The questions you ask presume that there is a simple cause-and-effect relationship between your Fortran code and the optimizer bug. That is an incorrect presumption. In fact, you noted in #1 that the bug did not occur with the 32-bit compiler. Yet the similar code in my reproducer, referred to in #5, did exhibit the bug in 32 as well as 64 bits.
You can certainly use the older compiler if that can be used with optimization and without this specific bug. You can also use the new compiler, specifying /Od only for those subprograms that cause the bug to appear.
Your last sentence highlights my dilemma - I don't know which routines cause the bug to appear because I don't know what to look for, hence my previous post. I have fixed the few routines that seem to cause the bug but I can't be 100% sure that I have them all unless I know more about what triggers the bug.

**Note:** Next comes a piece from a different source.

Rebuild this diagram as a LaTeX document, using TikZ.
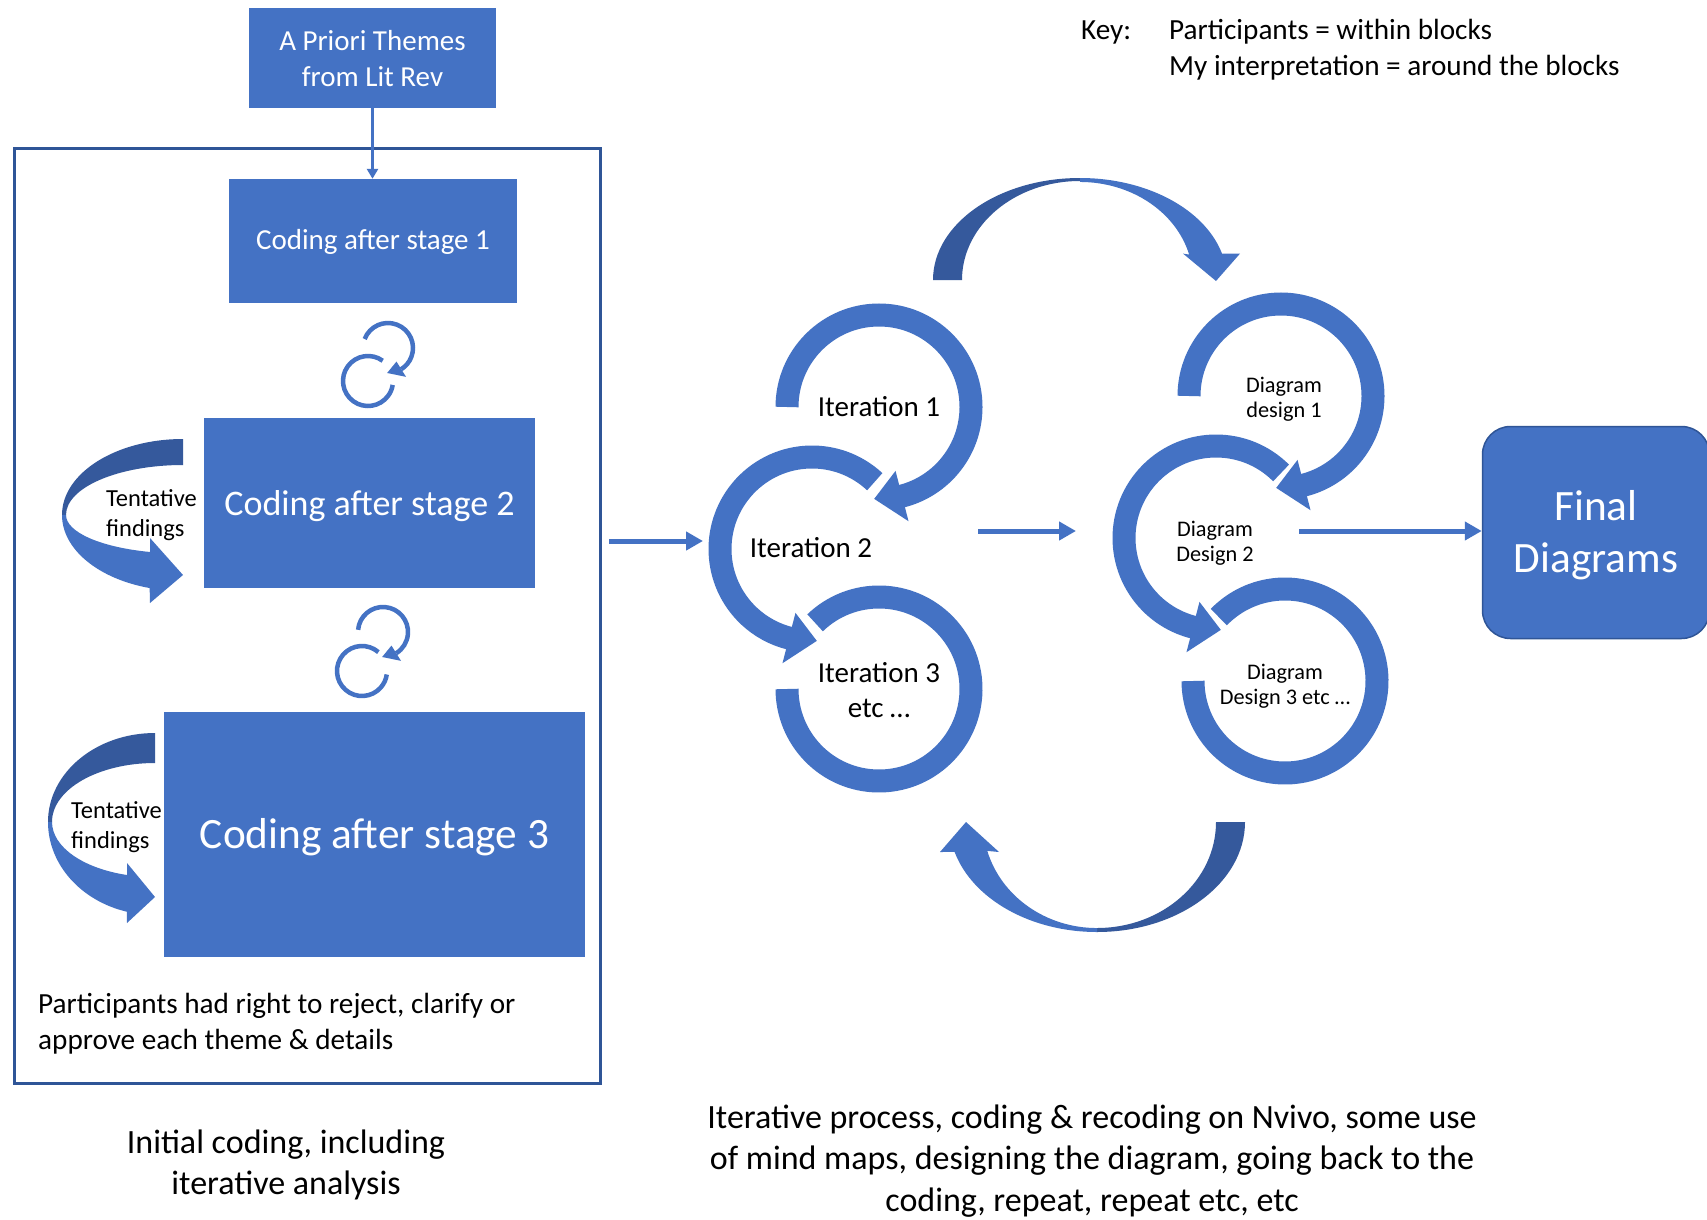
\documentclass[tikz,border=0pt]{standalone}
\usepackage{fontspec}
\setmainfont{Carlito}
\usetikzlibrary{arrows.meta}
\definecolor{ob}{HTML}{4472C4}
\definecolor{obd}{HTML}{2F5597}
\definecolor{obs}{HTML}{35599C}
\newcommand\szA{\fontsize{29pt}{35.5pt}\selectfont}
\newcommand\szB{\fontsize{34pt}{41.5pt}\selectfont}
\newcommand\szC{\fontsize{24.5pt}{29.5pt}\selectfont}
\newcommand\szD{\fontsize{22.3pt}{24.5pt}\selectfont}
\newcommand\szE{\fontsize{43.3pt}{52pt}\selectfont}
\newcommand\szF{\fontsize{36pt}{44pt}\selectfont}
\newcommand\szK{\fontsize{29.2pt}{36pt}\selectfont}
\begin{document}
\begin{tikzpicture}[x=1pt,y=-1pt,
  bluebox/.style={fill=ob, inner sep=0pt},
  boxtext/.style={inner sep=0pt, text=white, align=center},
  ring/.style={draw=ob, line width=23pt},
  smallring/.style={draw=ob, line width=4.5pt},
  conn/.style={draw=ob, line width=5pt, -{Triangle[length=17pt,width=18pt]}},
  thinconn/.style={draw=ob, line width=2.5pt, -{Triangle[length=10pt,width=11pt]}},
  lbl/.style={inner sep=0pt, align=center, text=black},
  lbll/.style={inner sep=0pt, align=left, text=black},
]
\useasboundingbox (0,0) rectangle (1707,1220);
\fill[white] (0,0) rectangle (1707,1220);

% ---------- left block ----------
\node[draw=obd, line width=3pt, minimum width=586pt, minimum height=935pt, inner sep=0pt] (outer) at (307.5,616) {};
\node[bluebox, minimum width=247pt, minimum height=100pt] (apriori) at (372.5,58) {};
\node[boxtext, font=\szA] (aprioriT) at ([yshift=-0.5pt]apriori.center) {A Priori Themes\\from Lit Rev};
\node[bluebox, minimum width=288pt, minimum height=124pt] (s1) at (373,241) {};
\node[boxtext, font=\szA] (s1T) at ([yshift=-1pt]s1.center) {Coding after stage 1};
\node[bluebox, minimum width=331pt, minimum height=170pt] (s2) at (369.5,503) {};
\node[boxtext, font=\szF] (s2T) at ([yshift=-3pt]s2.center) {Coding after stage 2};
\node[bluebox, minimum width=421pt, minimum height=245pt] (s3) at (374.5,834.5) {};
\node[boxtext, font=\szE] (s3T) at ([yshift=-3pt]s3.center) {Coding after stage 3};
\draw[thinconn] (apriori.south) -- (apriori.south |- s1.north);

% small linked rings, pair 1
\draw[smallring] (388,348) ++(-159:25) arc[start angle=-159, end angle=58, radius=25];
\fill[ob, shift={(388,348)}] (58:16) -- (58:34) -- (92:25) -- cycle;
\draw[smallring] (368,381) ++(-54:25) arc[start angle=-54, end angle=-351, radius=25];
% small linked rings, pair 2
\draw[smallring] (383,632) ++(-175:25) arc[start angle=-175, end angle=58, radius=25];
\fill[ob, shift={(383,632)}] (58:16) -- (58:34) -- (92:25) -- cycle;
\draw[smallring] (362,671) ++(-49:25) arc[start angle=-49, end angle=-352, radius=25];

% tentative findings arrow 1
\fill[obs] (183,439) arc[start angle=270, end angle=180, x radius=121, y radius=76]
  -- (66,515) arc[start angle=180, end angle=270, x radius=117, y radius=50] -- cycle;
\fill[ob] (62,515) arc[start angle=180, end angle=106, x radius=121, y radius=76]
  -- (150,603) -- (183,575) -- (150,538) -- (150,552)
  arc[start angle=106.4, end angle=180, x radius=117, y radius=38.6] -- cycle;
\node[lbll, font=\szC, anchor=west] (tf1) at (106,515) {Tentative\\findings};

% tentative findings arrow 2
\fill[obs] (155,733) arc[start angle=270, end angle=180, x radius=107, y radius=89]
  -- (52,822) arc[start angle=180, end angle=270, x radius=103, y radius=59] -- cycle;
\fill[ob] (48,822) arc[start angle=180, end angle=105.2, x radius=107, y radius=93]
  -- (127,923) -- (155,897) -- (127,863) -- (127,875)
  arc[start angle=105.8, end angle=180, x radius=103, y radius=55] -- cycle;
\node[lbll, font=\szC, anchor=west] (tf2) at (71,827) {Tentative\\findings};

\node[lbll, font=\szK, anchor=west] (rights) at (38,1024) {Participants had right to reject, clarify or\\approve each theme \& details};
\node[lbl, font=\szB] (initial) at (286,1165) {Initial coding, including\\iterative analysis};

% ---------- key ----------
\node[lbll, font=\szK, anchor=west] (keyword) at (1081,32) {Key:};
\node[lbll, font=\szK, anchor=west] (keytext) at (1169,50) {Participants = within blocks\\My interpretation = around the blocks};

% ---------- iterations ----------
\draw[ring] (879,407) ++(-180:92) arc[start angle=-180, end angle=76, radius=92];
\fill[ob, shift={(879,407)}] (75.5:66) -- (75.5:118) -- (93:92) -- cycle;
\draw[ring] (812,549) ++(-47:92) arc[start angle=-47, end angle=-256, radius=92];
\fill[ob, shift={(812,549)}] (-255.5:66) -- (-255.5:118) -- (-273:92) -- cycle;
\draw[ring] (879,689) ++(-134:92) arc[start angle=-134, end angle=180, radius=92];
\node[lbl, font=\szA] (it1) at (879,407) {Iteration 1};
\node[lbl, font=\szA] (it2) at (811,548) {Iteration 2};
\node[lbl, font=\szA] (it3) at (879,690) {Iteration 3\\etc …};

% ---------- diagram designs ----------
\draw[ring] (1281,396) ++(-180:92) arc[start angle=-180, end angle=76, radius=92];
\fill[ob, shift={(1281,396)}] (75.5:66) -- (75.5:118) -- (93:92) -- cycle;
\draw[ring] (1216,538) ++(-45:92) arc[start angle=-45, end angle=-256, radius=92];
\fill[ob, shift={(1216,538)}] (-255.5:66) -- (-255.5:118) -- (-273:92) -- cycle;
\draw[ring] (1285,681) ++(-136:92) arc[start angle=-136, end angle=180, radius=92];
\node[lbl, font=\szD] (dd1) at (1284,399) {Diagram\\design 1};
\node[lbl, font=\szD] (dd2) at (1215,543) {Diagram\\Design 2};
\node[lbl, font=\szD] (dd3) at (1285,686) {Diagram\\Design 3 etc …};

% ---------- big curved arrows ----------
\fill[obs] (933,280) arc[start angle=180, end angle=270, x radius=147, y radius=102]
  -- (1080,181) arc[start angle=270, end angle=180, x radius=118, y radius=99] -- cycle;
\fill[ob] (1080,178) arc[start angle=270, end angle=345, x radius=147, y radius=102]
  -- (1240,253.6) -- (1216,281) -- (1183,253.6) -- (1189.15,254.6)
  arc[start angle=345, end angle=270, x radius=113, y radius=98] -- cycle;

\fill[obs] (1245,822) arc[start angle=0, end angle=90, x radius=148, y radius=110]
  -- (1097,928) arc[start angle=90, end angle=0, x radius=119, y radius=106] -- cycle;
\fill[ob] (1097,932) arc[start angle=90, end angle=164.2, x radius=148, y radius=110]
  -- (940,852) -- (966,822) -- (999,852) -- (987.3,850.9)
  arc[start angle=164.2, end angle=90, x radius=114, y radius=106] -- cycle;

% ---------- final ----------
\node[bluebox, draw=obd, line width=1.5pt, rounded corners=28pt, minimum width=227pt, minimum height=212pt] (final) at (1596,532.5) {};
\node[boxtext, font=\szE] (finalT) at ([yshift=-3pt]final.center) {Final\\Diagrams};

% ---------- connectors ----------
\coordinate (la) at (609,541);
\coordinate (lb) at (703,541);
\draw[conn] (la) -- (lb);
\coordinate (ma) at (978,531);
\coordinate (mb) at (1076,531);
\draw[conn] (ma) -- (mb);
\coordinate (ra) at (1299,531);
\draw[conn] (ra) -- (ra -| final.west);

\node[lbl, font=\szB] (iterative) at (1092,1161) {Iterative process, coding \& recoding on Nvivo, some use\\of mind maps, designing the diagram, going back to the\\coding, repeat, repeat etc, etc};
\end{tikzpicture}
\end{document}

I couldn't use the 2016 compiler because it had a bug in the Pardiso routine which I depend on and so I am going to have to go back to the 2015 compiler I think.
To check whether the optimizer bug is active or not you have to run test cases with known and correct results. Such results can be obtained by running with /Od applied to all your sources, and the slow speed of the EXE should not matter if the run still completes in, say, a few minutes. After all, you were able to pinpoint the bug location and provide a cut down test case in #1, and you can use the same techniques.
Is there a reason why you cannot use the 2016 compiler to compile and link with the 2017 MKL library?
Is there a link to the Pardiso bug report that you can provide?